• _Your goal_
Of the lines in these entries, how many contain the string "that"? Give the number and nothing else.

• _Records for processing_
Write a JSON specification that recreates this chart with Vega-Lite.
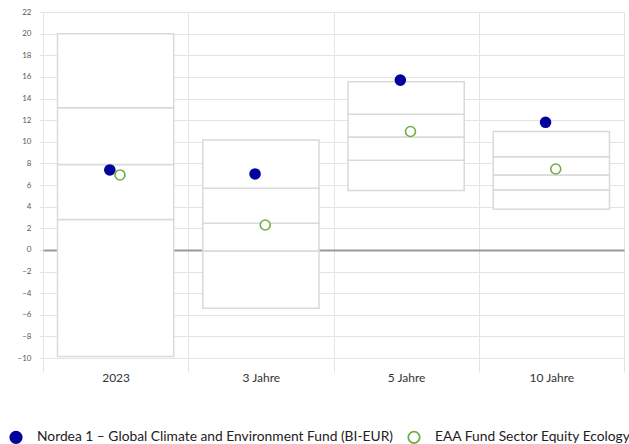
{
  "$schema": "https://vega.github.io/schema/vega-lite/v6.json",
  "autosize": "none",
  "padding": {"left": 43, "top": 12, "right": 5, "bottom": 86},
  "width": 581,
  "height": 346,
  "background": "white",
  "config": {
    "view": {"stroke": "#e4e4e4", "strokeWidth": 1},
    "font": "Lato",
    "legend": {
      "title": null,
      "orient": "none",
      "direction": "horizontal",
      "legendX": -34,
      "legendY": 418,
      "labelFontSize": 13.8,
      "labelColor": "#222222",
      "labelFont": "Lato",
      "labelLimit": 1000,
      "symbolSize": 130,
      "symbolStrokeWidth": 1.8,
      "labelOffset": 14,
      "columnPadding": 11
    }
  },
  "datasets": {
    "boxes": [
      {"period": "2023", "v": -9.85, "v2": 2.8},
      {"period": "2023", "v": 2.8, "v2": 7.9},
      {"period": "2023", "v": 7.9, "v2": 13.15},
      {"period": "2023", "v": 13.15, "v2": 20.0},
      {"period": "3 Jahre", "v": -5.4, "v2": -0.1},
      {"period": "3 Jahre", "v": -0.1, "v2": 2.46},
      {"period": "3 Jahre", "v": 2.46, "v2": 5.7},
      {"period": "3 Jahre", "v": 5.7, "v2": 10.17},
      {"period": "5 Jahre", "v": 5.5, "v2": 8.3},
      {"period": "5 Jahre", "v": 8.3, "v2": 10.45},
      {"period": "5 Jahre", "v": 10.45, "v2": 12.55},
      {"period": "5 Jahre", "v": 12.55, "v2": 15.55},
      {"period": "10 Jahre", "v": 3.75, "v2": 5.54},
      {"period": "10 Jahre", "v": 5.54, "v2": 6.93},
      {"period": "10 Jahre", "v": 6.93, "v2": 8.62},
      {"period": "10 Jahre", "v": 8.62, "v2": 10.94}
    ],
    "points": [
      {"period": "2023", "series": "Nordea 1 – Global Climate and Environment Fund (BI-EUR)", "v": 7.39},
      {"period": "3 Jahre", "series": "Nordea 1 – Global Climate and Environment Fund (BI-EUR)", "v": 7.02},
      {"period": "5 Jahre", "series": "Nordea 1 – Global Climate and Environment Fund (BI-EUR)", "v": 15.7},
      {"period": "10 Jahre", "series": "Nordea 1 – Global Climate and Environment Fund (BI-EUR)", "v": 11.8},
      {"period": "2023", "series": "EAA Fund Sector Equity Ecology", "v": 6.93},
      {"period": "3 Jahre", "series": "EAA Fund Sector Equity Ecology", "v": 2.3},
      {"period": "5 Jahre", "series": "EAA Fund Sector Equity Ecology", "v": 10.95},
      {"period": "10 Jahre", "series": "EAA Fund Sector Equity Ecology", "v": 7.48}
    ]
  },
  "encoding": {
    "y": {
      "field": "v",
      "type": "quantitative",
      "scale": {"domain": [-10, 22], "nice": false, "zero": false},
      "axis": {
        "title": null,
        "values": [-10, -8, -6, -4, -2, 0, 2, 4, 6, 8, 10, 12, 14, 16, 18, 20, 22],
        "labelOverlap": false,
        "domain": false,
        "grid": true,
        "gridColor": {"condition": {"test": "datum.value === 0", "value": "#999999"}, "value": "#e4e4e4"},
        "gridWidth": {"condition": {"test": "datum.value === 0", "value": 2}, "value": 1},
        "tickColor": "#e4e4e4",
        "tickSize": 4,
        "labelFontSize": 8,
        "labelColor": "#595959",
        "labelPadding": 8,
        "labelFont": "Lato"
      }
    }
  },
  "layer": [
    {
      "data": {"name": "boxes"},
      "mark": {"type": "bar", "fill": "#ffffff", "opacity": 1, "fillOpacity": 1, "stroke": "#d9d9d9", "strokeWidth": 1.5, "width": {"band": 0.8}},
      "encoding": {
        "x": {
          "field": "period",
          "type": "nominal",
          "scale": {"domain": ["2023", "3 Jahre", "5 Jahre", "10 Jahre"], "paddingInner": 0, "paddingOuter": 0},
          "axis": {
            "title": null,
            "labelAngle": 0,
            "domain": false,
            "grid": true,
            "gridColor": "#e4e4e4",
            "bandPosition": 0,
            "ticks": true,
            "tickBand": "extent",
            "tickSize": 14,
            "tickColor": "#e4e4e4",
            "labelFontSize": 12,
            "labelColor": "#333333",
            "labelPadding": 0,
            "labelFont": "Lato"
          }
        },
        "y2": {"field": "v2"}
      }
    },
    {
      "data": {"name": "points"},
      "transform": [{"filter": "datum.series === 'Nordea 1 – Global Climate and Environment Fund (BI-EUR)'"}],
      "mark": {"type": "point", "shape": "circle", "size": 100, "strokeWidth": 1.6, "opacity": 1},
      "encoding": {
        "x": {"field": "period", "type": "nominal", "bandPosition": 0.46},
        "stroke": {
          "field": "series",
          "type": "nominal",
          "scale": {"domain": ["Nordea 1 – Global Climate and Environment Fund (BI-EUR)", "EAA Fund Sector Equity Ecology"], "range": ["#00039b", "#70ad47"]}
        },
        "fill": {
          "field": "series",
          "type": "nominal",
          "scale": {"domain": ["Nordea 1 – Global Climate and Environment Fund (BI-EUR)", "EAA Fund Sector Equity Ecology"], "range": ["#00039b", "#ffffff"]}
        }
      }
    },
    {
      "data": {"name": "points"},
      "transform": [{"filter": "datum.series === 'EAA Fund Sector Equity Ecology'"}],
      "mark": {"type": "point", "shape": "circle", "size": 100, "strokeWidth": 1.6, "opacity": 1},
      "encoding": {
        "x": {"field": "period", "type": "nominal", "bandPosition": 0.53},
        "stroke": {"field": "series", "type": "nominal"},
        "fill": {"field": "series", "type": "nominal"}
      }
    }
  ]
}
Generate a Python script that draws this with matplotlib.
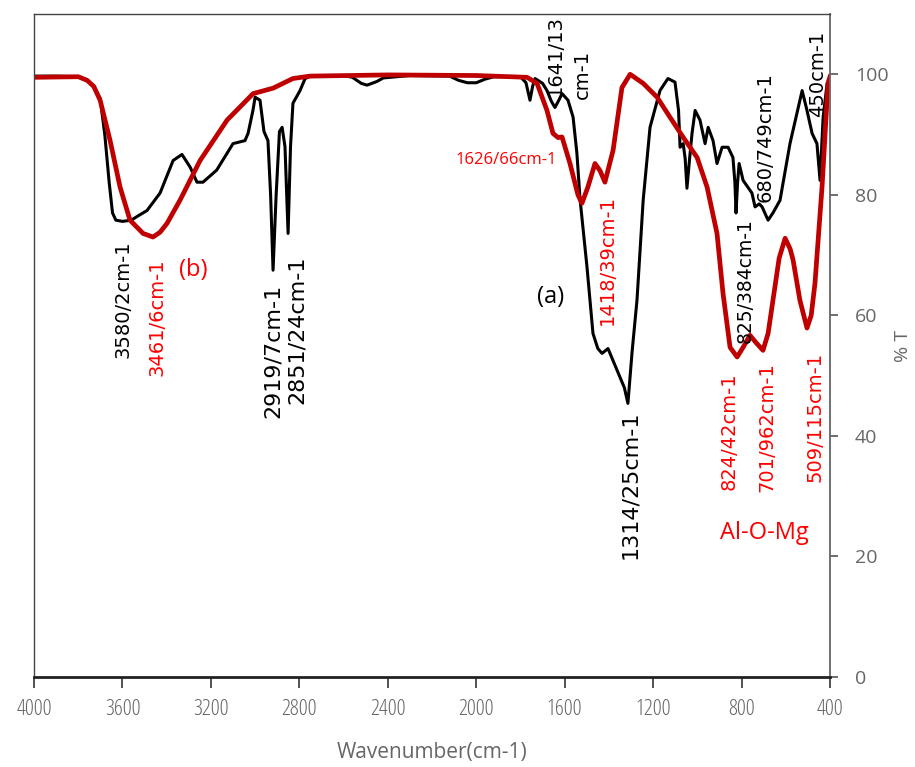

• _Exercise response_
2